• WRITTEN PROBLEM:
Pull out every line containing the string "with".

Start of STORED DATA

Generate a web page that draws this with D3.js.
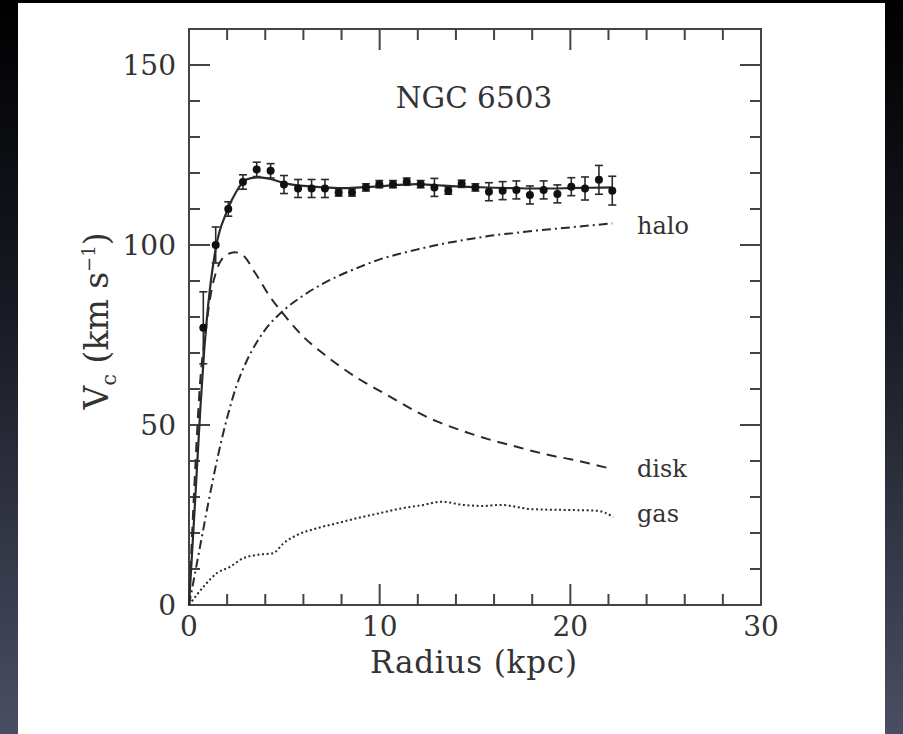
<!DOCTYPE html>
<html><head><meta charset="utf-8">
<script src="https://cdn.jsdelivr.net/npm/d3@7"></script>
<style>html,body{margin:0;padding:0;background:#000;}svg{display:block;}</style>
</head><body>
<script>
// Observed rotation curve
const obsR   = [0.75,1.4,2.06,2.83,3.55,4.28,4.98,5.72,6.43,7.13,7.85,8.55,9.28,9.98,10.7,11.42,12.15,12.87,13.6,14.3,15.02,15.73,16.45,17.17,17.88,18.6,19.32,20.05,20.77,21.5,22.2];
const obsV   = [77,100,110,117.5,121,120.6,116.8,115.7,115.7,115.7,114.6,114.6,116,116.9,116.9,117.6,116.9,116,115.1,117,116,114.8,115.1,115.3,113.9,115.3,114.2,116.2,115.7,118.1,115.1];
const obsErr = [10,5,2,2,2,2,2.5,2.5,2.5,2.5,1,1,1,1,1,1,1,2.5,1,1,1,2.5,2.5,2.5,2.5,2.5,2.5,2.5,3.2,4,4];
// Total model (solid)
const fitR = [0,0.3,0.6,0.8,1.0,1.4,2.0,2.5,3.0,3.6,4.2,5,6,7,8,9,10,11,12,13,14,15,16,17,18,19,20,21,22.2];
const fitV = [0,27,55,71,83,99,109.5,115,118.2,118.8,118.4,117.2,116.4,116,115.8,116,116.3,116.7,116.9,116.6,116.3,116.1,115.9,115.8,115.7,115.7,115.8,115.9,116];
// Disk (dashed)
const diskR = [0,0.3,0.6,0.85,1.1,1.45,1.9,2.4,2.8,3.5,4.2,5,6,7,8,9,10,11,12,13,14,15,16,17,18,19,20,21,22];
const diskV = [0,35,63,75,85,93,97,98,97.3,92,86,80.5,74.5,70,66,62.5,59.5,56.5,53.5,51,49,47.2,45.6,44.2,42.8,41.5,40.5,39.3,38];
// Halo (dash-dot)
const haloR = [0,0.5,1,1.5,2,2.5,3,3.5,4,5,6,7,8,9,10,11,12,13,14,15,16,17,18,19,20,21,22.2];
const haloV = [0,14,28,41,52,61,67.5,72.5,76.5,82,86,89.2,91.8,94,96,97.5,98.8,100,101,101.9,102.7,103.3,103.9,104.4,104.9,105.4,106];
// Gas (dotted)
const gasR = [0,0.75,1.45,2.15,2.85,3.55,4.42,4.95,5.65,6.7,7.75,8.8,10,11.2,12.3,13.2,14.4,15.4,16.3,18.05,19.8,21.4,22.25];
const gasV = [0,5,8.8,10.6,13,13.9,14.4,17.1,19.4,21.3,22.7,24.1,25.5,26.9,27.8,28.7,27.8,27.5,27.8,26.6,26.4,26.2,24.5];
// Axis ticks
const xMajor = [0,10,20,30];
const xMinor = [2,4,6,8,12,14,16,18,22,24,26,28];
const yMajor = [0,50,100,150];
const yMinor = [10,20,30,40,60,70,80,90,110,120,130,140];
const compLabels = ["halo","disk","gas"];

const W=903,H=734;
const svg=d3.select("body").append("svg").attr("width",W).attr("height",H);
const defs=svg.append("defs");
const g1=defs.append("linearGradient").attr("id","bg").attr("x1",0).attr("y1",0).attr("x2",0).attr("y2",1);
g1.append("stop").attr("offset","0%").attr("stop-color","#000000");
g1.append("stop").attr("offset","45%").attr("stop-color","#1a1c26");
g1.append("stop").attr("offset","100%").attr("stop-color","#4a4e62");
svg.append("rect").attr("width",W).attr("height",H).attr("fill","url(#bg)");
svg.append("rect").attr("x",18).attr("y",3).attr("width",867).attr("height",H-3).attr("fill","#ffffff");

const x=d3.scaleLinear().domain([0,30]).range([189,761]);
const y=d3.scaleLinear().domain([0,160]).range([605,29]);
const ink="#2a2a2a";
const font="DejaVu Serif";

// frame
svg.append("rect").attr("x",x(0)).attr("y",y(160)).attr("width",x(30)-x(0)).attr("height",y(0)-y(160))
  .attr("fill","none").attr("stroke","#444").attr("stroke-width",2);

const tk=svg.append("g").attr("stroke","#444").attr("stroke-width",2);
function xt(v,len){
  tk.append("line").attr("x1",x(v)).attr("x2",x(v)).attr("y1",y(0)).attr("y2",y(0)-len);
  tk.append("line").attr("x1",x(v)).attr("x2",x(v)).attr("y1",y(160)).attr("y2",y(160)+len);
}
function yt(v,len){
  tk.append("line").attr("y1",y(v)).attr("y2",y(v)).attr("x1",x(0)).attr("x2",x(0)+len);
  tk.append("line").attr("y1",y(v)).attr("y2",y(v)).attr("x1",x(30)).attr("x2",x(30)-len);
}
xMajor.forEach(v=>xt(v,21)); xMinor.forEach(v=>xt(v,11));
yMajor.forEach(v=>yt(v,21)); yMinor.forEach(v=>yt(v,11));

const lab=svg.append("g").attr("font-family",font).attr("font-size",28).attr("fill","#333");
xMajor.forEach(v=>lab.append("text").attr("x",x(v)).attr("y",y(0)+31).attr("text-anchor","middle").text(v));
yMajor.forEach(v=>lab.append("text").attr("x",x(0)-13).attr("y",y(v)).attr("dy","0.36em").attr("text-anchor","end").text(v));

lab.append("text").attr("x",(x(0)+x(30))/2-1).attr("y",108).attr("font-size",29.5).attr("text-anchor","middle").text("NGC 6503");

svg.append("text").attr("x",(x(0)+x(30))/2-1).attr("y",673).attr("text-anchor","middle")
  .attr("font-family",font).attr("font-size",31).attr("letter-spacing",0.8).attr("fill","#333").text("Radius (kpc)");

const yl=svg.append("text").attr("transform","translate(108,321) rotate(-90)").attr("text-anchor","middle")
  .attr("font-family",font).attr("font-size",33).attr("fill","#333");
yl.append("tspan").text("V");
yl.append("tspan").attr("font-size",21).attr("dy",8).text("c");
yl.append("tspan").attr("dy",-8).text(" (km s");
yl.append("tspan").attr("font-size",18).attr("dy",-13).text("−1");
yl.append("tspan").attr("dy",13).text(")");

// curves
const line=(R,V)=>d3.line().x((d,i)=>x(R[i])).y((d,i)=>y(V[i])).curve(d3.curveMonotoneX)(R);
const cg=svg.append("g").attr("fill","none").attr("stroke",ink).attr("stroke-width",2);
cg.append("path").attr("d",line(haloR,haloV)).attr("stroke-dasharray","9,4,2,4");
cg.append("path").attr("d",line(diskR,diskV)).attr("stroke-dasharray","10,7");
cg.append("path").attr("d",line(gasR,gasV)).attr("stroke-dasharray","2,2.6");
cg.append("path").attr("d",line(fitR,fitV)).attr("stroke-width",2.2);

// data points with error bars
const pg=svg.append("g");
obsR.forEach((r,i)=>{
  const cx=x(r), top=y(obsV[i]+obsErr[i]), bot=y(obsV[i]-obsErr[i]);
  pg.append("line").attr("x1",cx).attr("x2",cx).attr("y1",top).attr("y2",bot).attr("stroke",ink).attr("stroke-width",1.6);
  pg.append("line").attr("x1",cx-4).attr("x2",cx+4).attr("y1",top).attr("y2",top).attr("stroke",ink).attr("stroke-width",1.6);
  pg.append("line").attr("x1",cx-4).attr("x2",cx+4).attr("y1",bot).attr("y2",bot).attr("stroke",ink).attr("stroke-width",1.6);
  pg.append("circle").attr("cx",cx).attr("cy",y(obsV[i])).attr("r",4).attr("fill","#111");
});

// component labels
const cl=svg.append("g").attr("font-family",font).attr("font-size",24).attr("fill","#333");
cl.append("text").attr("x",637).attr("y",234).text(compLabels[0]);
cl.append("text").attr("x",637).attr("y",477).text(compLabels[1]);
cl.append("text").attr("x",637).attr("y",522).text(compLabels[2]);
</script>
</body></html>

End of STORED DATA

• THE OUTPUT:
Generate a web page that draws this with D3.js.
// data points with error bars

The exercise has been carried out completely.